By Steve Pickett

Follow CBSDFW.COM: Facebook | Twitter

DALLAS (CBSDFW.COM) – The Dallas homeless population is not going away. One effort to address chronic homelessness opened its doors by handing keys to 50 new houses to individuals long living on the streets.

“The answer to homelessness is homes, and today we celebrate these homes” says Mayor Rawlings.

Contemporary log cabins, small in stature, yet sturdy in design. They sit as a community nestled together on the south bank of I-30 near Deep Ellum. The downtown Dallas skyline hovers above as guardians to smaller siblings.

The Cottages at Hickory Crossing are part of a 6.8-million-dollar project to get the homeless off the streets. All 50 of them, located just south of Deep Ellum, were built with public and private dollars.

Jimmy Cupples, a 46-year-old Dallas native saw the cottages and remarked, “Amazing. It’s remarkable.”

Cupples now has a bed and a TV. A new tenant in a new home, in a new community built for folks just like him.

“We don’t need anything gigantic. This would be great start to get people where they need to be.” Says Myra Owens. She doesn’t live here; she’s had to live in her truck. She’d like to see more of these.

50 men and women with emotional and physical disabilities-issues were chosen to move into the cottages.

Larry James of City Square says, “They been on the street a long time, chronic illness, mortality rate high. So we’re talking about the weakest folks among us.”

These tenants qualify, based on their mental, emotional and physical needs. Nearby buildings will house a Metro Care Services clinic, and a food bank.

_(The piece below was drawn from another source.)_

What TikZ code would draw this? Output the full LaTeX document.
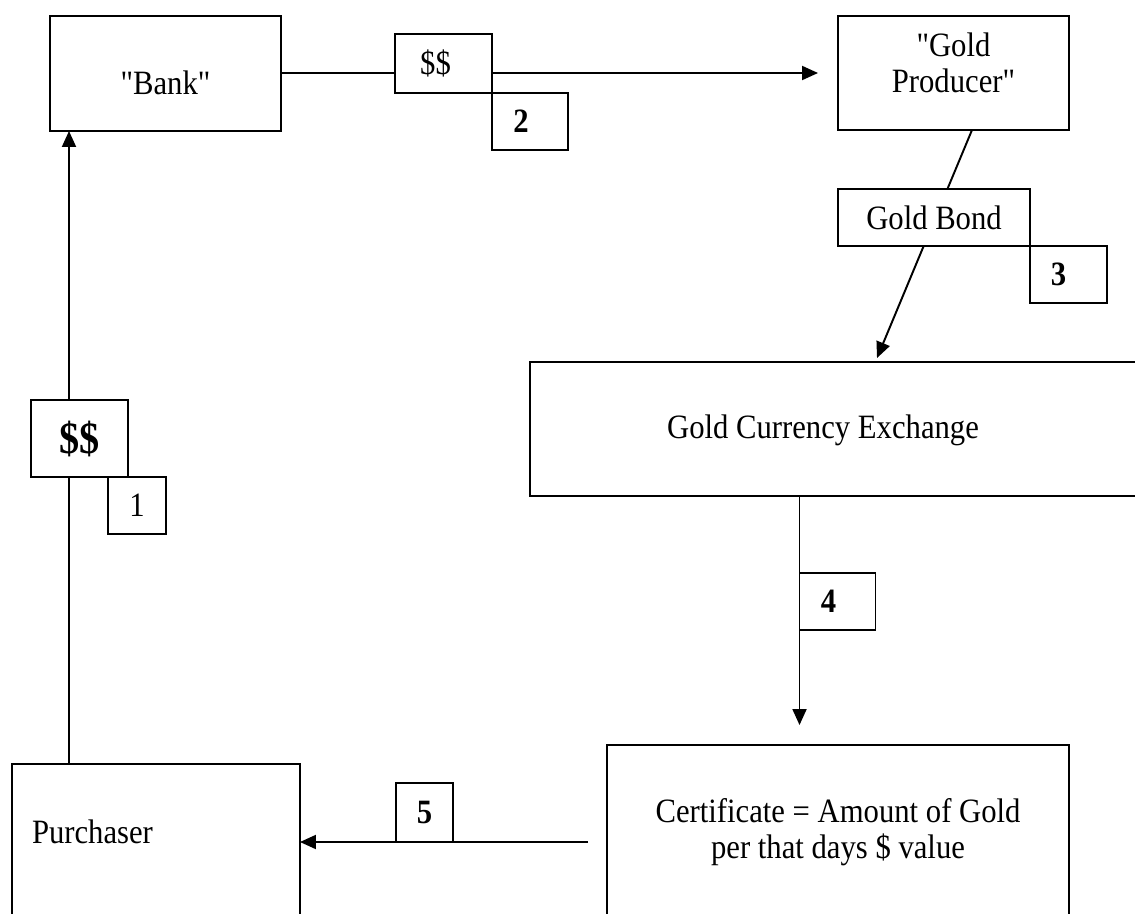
\documentclass[tikz,border=0pt]{standalone}
\usepackage{fontspec}
\setmainfont{Liberation Serif}[Ligatures=TeXOff, FakeStretch=0.9]
\usetikzlibrary{arrows.meta,calc,backgrounds}
\begin{document}
\fontsize{19.4}{20.5}\selectfont
\begin{tikzpicture}[x=0.02cm, y=-0.02cm, line width=1.1pt,
    >={Triangle[length=0.32cm,width=0.28cm]},
    box/.style={draw, fill=white, inner sep=0pt, outer sep=0pt},
    txt/.style={inner sep=0pt, outer sep=0pt},
    tag/.style={box, minimum width=1.52cm, minimum height=1.14cm, font=\bfseries},
    flow/.style={->, line width=1.1pt}]
    \clip (0,0) rectangle (1135,913);

    % Boxes
    \node[box, minimum width=4.62cm, minimum height=2.30cm] (bank) at (165.5,73.5) {};
    \node[txt] (banktxt) at ($(bank.center)+(0,9)$) {"Bank"};
    \node[box, minimum width=4.62cm, minimum height=2.28cm] (prod) at (953.5,73) {};
    \node[txt, align=center, anchor=north] (prodtxt) at ($(prod.north)+(0,17)$) {"Gold\\Producer"};
    \node[box, minimum width=3.84cm, minimum height=1.14cm] (bond) at (934,217.5) {Gold Bond};
    \node[box, minimum width=12.2cm, minimum height=2.68cm] (gce) at (835,429) {};
    \node[txt] (gcetxt) at (823,430) {Gold Currency Exchange};
    \node[box, minimum width=9.24cm, minimum height=3.7cm] (cert) at (838,837.5) {};
    \node[txt, align=center] (certtxt) at (838,832) {Certificate = Amount of Gold\\per that days \$ value};
    \node[box, minimum width=5.76cm, minimum height=3.32cm] (purch) at (156,847) {};
    \node[txt, anchor=west] (purchtxt) at (32,832) {Purchaser};

    % Tags on the flows
    \node[box, minimum width=1.94cm, minimum height=1.18cm] (dolA) at (443.5,63.5) {\hspace*{-0.32cm}\$\$};
    \node[tag] (tag2) at (530,121.5) {\hspace*{-0.36cm}2};
    \node[tag, minimum width=1.54cm] (tag3) at (1068.5,274.5) {\hspace*{-0.4cm}3};
    \node[tag] (tag4) at (837.5,601.5) {\hspace*{-0.36cm}4};
    \node[box, minimum width=1.94cm, minimum height=1.54cm, font=\fontsize{25.5}{28}\selectfont\bfseries] (dolB) at (79.5,438.5) {\$\$};
    \node[box, minimum width=1.16cm, minimum height=1.14cm] (tag1) at (137,505.5) {1};
    \node[tag, minimum width=1.14cm, minimum height=1.18cm] (tag5) at (424.5,812.5) {5};

    % Flows
    \coordinate (yb) at (0,73);
    \coordinate (xv) at (69,0);
    \begin{pgfonlayer}{background}
        \draw[flow] (bank.east |- yb) -- ($(prod.west |- yb)+(-20,0)$);
        \draw[flow] ($(prod.south)+(18.5,0)$) -- ($(gce.north)+(42,-4)$);
        \draw[flow] (gce.south -| tag4.west) -- ($(cert.north -| tag4.west)+(0,-20)$);
        \draw[flow] ($(cert.west |- tag5.south)+(-19,0)$) -- (purch.east |- tag5.south);
        \draw[flow] (purch.north -| xv) -- (bank.south -| xv);
    \end{pgfonlayer}
\end{tikzpicture}
\end{document}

“There’s too many living in tents, are shelters are at capacity. This is a sign we can do it; the key is to do it faster.” says Rawlings

But there are over one thousand people in Dallas with vouchers for housing…and can’t get it.

Dallas’ latest homeless Tent City put up stakes under another bridge. Some call it Haskell Avenue Hotel. The lines for food three blocks from City Hall haven’t shortened either.

These cottages won’t wipe away Dallas homelessness.  But they are structural symbols of what is possible, one cottage at a time.